Embracing imperfection kept me moving. In the end, it led to a better, more flexible product than my original, more rigid plan.
What role does intuition play in your decision-making process for Rukus?
Intuition plays a big role in how I make decisions for Rukus, but not in isolation. I often think about Zen and the Art of Motorcycle Maintenance, where the main character spirals trying to define the literal meaning of “Quality.” What stuck with me is that quality isn’t just intuition. It’s also a shared understanding. It’s the quiet agreement we have, collectively, about what feels right and what doesn’t.
While designing Rukus, I had to trust that what I was building would eventually come together, even when I couldn’t fully articulate why something felt off yet. If a screen, flow, or interaction looked out of place, I trusted that feeling and kept hammering at it until it felt right. More than once, that instinct saved me hours of work later, because it aligned the foundation for features I hadn’t even built yet.
So intuition for me is a signal. It’s how I stay oriented toward quality before all the logic and implementation details catch up.
What personal experiences most guide your design choices for Rukus?
When I was starting out on my guitar journey, I was frustrated with the apps. The lessons, the in app purchases, it all felt like I needed to pour a bunch of money to show myself that I would be committed to learning how to play the damn thing. I wanted to avoid that experience altogether for my users, and deliver something that is exactly what it is. You buy a capo to press the strings. You download Rukus to memorize chords. It doesn't have to be so complicated. No pressure.
Is there anything that we haven't covered that you would like to add?
Postpartum is fucking hard. You’re sleep deprived, your body hurts in ways you didn’t expect, and all of it exists alongside the most pure love life has to offer: raising a baby. I picked up a guitar years ago with the intention of playing for my future kids. By the time I was actually in that future, I was nowhere near where I’d hoped I’d be.
Sitting there with my baby on my lap, watching my guitar collect dust in the corner, I felt grief. Grief for the memories I wanted to create, for the little songs and melodies I imagined playing, for the kind of mom I thought I’d be. I knew what I remembered was slipping away, and that I wouldn’t be the guitarist I once imagined. That’s when I decided to make the app for myself.
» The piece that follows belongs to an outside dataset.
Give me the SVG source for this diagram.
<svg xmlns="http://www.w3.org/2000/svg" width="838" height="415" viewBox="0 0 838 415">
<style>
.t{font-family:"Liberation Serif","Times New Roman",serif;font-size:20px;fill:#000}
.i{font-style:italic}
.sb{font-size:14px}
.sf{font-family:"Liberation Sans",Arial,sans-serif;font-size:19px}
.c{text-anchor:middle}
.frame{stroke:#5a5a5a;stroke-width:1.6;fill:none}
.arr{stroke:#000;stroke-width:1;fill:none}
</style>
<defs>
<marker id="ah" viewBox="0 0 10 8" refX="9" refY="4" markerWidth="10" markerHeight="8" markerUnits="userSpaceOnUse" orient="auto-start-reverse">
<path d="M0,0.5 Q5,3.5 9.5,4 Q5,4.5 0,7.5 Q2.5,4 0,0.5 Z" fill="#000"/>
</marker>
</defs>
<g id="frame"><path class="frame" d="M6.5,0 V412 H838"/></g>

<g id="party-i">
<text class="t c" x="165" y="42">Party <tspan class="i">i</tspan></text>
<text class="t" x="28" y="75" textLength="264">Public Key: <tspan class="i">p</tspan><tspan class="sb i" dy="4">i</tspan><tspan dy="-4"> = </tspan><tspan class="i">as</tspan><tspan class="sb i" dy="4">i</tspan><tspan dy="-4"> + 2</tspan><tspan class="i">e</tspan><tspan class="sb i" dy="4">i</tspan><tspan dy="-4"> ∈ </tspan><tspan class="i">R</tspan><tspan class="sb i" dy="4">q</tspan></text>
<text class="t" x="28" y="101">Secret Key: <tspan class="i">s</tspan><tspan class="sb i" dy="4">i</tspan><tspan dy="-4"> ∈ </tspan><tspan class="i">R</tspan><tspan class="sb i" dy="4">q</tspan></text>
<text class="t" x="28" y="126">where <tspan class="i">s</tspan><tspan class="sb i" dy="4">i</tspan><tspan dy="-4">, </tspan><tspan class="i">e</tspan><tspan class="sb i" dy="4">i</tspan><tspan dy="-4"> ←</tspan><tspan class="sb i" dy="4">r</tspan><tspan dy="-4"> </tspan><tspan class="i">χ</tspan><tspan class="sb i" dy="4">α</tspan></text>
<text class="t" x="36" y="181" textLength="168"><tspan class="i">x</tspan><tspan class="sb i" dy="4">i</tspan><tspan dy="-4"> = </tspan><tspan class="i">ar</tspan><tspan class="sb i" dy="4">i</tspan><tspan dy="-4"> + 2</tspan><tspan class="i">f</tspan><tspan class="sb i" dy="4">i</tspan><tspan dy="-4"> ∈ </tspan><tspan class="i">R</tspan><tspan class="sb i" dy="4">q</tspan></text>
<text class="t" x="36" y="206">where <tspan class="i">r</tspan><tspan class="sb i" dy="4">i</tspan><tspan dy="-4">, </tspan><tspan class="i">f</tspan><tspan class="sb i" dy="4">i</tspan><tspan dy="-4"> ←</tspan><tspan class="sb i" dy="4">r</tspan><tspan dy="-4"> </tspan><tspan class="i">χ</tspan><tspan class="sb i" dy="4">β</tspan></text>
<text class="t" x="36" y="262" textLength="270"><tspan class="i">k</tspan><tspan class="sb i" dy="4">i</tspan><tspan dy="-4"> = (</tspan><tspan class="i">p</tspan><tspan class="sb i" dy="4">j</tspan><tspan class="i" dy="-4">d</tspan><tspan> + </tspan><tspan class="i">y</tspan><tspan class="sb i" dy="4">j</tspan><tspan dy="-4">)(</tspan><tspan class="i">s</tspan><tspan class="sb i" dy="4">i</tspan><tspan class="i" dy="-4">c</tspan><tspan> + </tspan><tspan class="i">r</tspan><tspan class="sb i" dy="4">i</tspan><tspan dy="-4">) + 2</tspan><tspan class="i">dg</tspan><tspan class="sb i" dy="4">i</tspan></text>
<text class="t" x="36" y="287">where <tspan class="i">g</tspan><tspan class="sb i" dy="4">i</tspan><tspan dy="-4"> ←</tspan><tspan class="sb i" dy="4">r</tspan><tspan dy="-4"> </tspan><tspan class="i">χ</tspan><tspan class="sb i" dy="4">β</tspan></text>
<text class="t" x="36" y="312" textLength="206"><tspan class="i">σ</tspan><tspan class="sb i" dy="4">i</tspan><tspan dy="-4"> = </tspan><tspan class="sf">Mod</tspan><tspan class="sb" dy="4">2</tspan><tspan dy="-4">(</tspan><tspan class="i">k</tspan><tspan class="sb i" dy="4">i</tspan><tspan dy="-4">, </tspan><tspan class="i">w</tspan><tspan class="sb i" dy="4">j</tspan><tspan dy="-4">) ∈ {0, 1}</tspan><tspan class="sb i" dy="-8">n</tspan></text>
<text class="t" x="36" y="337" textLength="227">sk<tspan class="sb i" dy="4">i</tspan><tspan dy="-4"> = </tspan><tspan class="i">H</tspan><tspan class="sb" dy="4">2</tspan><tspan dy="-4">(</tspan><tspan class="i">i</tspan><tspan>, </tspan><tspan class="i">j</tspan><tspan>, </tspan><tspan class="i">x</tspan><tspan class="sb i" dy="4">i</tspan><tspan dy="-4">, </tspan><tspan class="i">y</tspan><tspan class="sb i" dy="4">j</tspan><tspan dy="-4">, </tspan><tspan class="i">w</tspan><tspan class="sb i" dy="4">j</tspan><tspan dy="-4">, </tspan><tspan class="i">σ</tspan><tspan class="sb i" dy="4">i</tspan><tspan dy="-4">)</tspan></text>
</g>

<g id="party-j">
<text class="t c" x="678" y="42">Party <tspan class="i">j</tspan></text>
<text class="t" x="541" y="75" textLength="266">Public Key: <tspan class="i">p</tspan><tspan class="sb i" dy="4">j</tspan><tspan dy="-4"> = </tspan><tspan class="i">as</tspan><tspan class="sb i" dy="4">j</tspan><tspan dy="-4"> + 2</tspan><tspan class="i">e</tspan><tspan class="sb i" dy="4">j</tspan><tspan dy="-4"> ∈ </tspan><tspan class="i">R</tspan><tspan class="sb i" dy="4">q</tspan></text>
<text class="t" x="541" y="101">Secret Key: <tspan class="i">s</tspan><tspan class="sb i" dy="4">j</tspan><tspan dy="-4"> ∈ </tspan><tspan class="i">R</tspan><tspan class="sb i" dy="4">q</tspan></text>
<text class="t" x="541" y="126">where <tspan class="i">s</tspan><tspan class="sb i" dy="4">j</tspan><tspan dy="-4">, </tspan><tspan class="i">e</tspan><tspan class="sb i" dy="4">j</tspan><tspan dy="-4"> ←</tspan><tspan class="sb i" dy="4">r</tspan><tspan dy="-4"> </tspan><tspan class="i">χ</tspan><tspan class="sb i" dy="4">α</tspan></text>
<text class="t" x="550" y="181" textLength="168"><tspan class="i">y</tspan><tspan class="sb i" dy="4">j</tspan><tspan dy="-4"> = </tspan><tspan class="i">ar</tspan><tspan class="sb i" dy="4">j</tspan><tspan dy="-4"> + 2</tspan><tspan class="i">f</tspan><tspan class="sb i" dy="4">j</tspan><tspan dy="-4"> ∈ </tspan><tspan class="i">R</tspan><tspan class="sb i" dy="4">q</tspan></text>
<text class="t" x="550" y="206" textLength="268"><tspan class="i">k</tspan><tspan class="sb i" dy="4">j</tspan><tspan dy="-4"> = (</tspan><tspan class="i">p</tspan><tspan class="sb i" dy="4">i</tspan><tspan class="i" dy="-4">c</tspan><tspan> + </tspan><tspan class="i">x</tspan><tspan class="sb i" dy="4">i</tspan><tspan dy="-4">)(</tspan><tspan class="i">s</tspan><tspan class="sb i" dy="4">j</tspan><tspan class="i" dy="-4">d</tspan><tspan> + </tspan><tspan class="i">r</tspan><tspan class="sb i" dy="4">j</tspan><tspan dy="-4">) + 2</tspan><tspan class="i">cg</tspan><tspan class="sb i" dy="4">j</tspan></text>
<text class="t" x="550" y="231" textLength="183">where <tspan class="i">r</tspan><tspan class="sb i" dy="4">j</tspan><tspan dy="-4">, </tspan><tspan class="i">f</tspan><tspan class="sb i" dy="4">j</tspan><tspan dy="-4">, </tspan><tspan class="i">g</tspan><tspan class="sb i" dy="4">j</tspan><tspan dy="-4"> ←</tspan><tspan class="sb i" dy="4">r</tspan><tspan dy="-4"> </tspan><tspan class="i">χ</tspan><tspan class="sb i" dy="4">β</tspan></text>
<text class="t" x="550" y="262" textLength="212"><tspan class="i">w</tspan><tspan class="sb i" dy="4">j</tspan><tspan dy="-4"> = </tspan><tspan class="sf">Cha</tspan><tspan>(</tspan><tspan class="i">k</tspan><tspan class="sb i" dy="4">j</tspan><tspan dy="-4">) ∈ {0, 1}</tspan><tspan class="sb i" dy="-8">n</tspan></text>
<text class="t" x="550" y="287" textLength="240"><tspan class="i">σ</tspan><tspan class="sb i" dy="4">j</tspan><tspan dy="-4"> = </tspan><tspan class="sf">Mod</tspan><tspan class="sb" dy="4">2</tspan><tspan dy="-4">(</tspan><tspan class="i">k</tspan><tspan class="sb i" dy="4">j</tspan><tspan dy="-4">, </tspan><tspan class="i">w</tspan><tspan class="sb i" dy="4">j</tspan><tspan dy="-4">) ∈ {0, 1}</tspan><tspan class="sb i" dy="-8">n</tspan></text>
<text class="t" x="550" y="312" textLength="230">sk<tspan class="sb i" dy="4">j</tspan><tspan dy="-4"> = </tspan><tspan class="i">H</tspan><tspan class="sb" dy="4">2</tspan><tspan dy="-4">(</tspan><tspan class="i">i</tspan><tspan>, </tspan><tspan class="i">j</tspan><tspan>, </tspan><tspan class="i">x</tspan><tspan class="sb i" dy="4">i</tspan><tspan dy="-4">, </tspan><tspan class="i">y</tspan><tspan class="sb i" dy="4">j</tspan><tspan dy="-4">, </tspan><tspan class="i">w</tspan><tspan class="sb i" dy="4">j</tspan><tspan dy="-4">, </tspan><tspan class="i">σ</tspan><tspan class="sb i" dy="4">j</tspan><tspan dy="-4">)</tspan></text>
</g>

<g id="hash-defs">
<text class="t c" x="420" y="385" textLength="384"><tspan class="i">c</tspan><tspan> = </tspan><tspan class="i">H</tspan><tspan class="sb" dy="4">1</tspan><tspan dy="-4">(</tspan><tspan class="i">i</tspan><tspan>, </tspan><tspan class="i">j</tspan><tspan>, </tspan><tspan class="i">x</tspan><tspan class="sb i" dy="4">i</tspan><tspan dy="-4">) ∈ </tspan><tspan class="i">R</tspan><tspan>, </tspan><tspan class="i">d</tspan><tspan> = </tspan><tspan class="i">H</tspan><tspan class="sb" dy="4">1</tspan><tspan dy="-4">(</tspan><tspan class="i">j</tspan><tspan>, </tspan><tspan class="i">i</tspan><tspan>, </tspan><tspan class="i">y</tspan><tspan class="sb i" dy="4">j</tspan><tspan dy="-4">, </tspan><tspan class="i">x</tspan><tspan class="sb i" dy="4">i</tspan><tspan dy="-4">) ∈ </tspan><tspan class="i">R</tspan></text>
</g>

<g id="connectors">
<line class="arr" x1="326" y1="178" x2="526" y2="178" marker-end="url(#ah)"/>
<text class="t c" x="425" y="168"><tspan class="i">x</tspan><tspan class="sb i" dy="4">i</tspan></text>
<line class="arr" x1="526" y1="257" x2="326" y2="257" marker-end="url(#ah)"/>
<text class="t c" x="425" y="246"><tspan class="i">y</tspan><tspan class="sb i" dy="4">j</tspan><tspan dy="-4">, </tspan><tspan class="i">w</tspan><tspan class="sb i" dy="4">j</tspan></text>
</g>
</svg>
Once I had the basics working, I realized how many people probably quit an old hobby not because they didn’t love it, but because they felt behind. It’s hard to have fun when you’re trying to catch up to your old pace.
So I made Rukus for people like me. If you need something to brush the dust off your skills, here it is. You don’t have to put it down entirely.
Little did I know, building the app would become the perfect antidote. Designing something so technical during the most intense period of my life helped my mental health in a very real way. It gave me focus, momentum, and a sense of continuity with who I was before—while still honoring who I was becoming.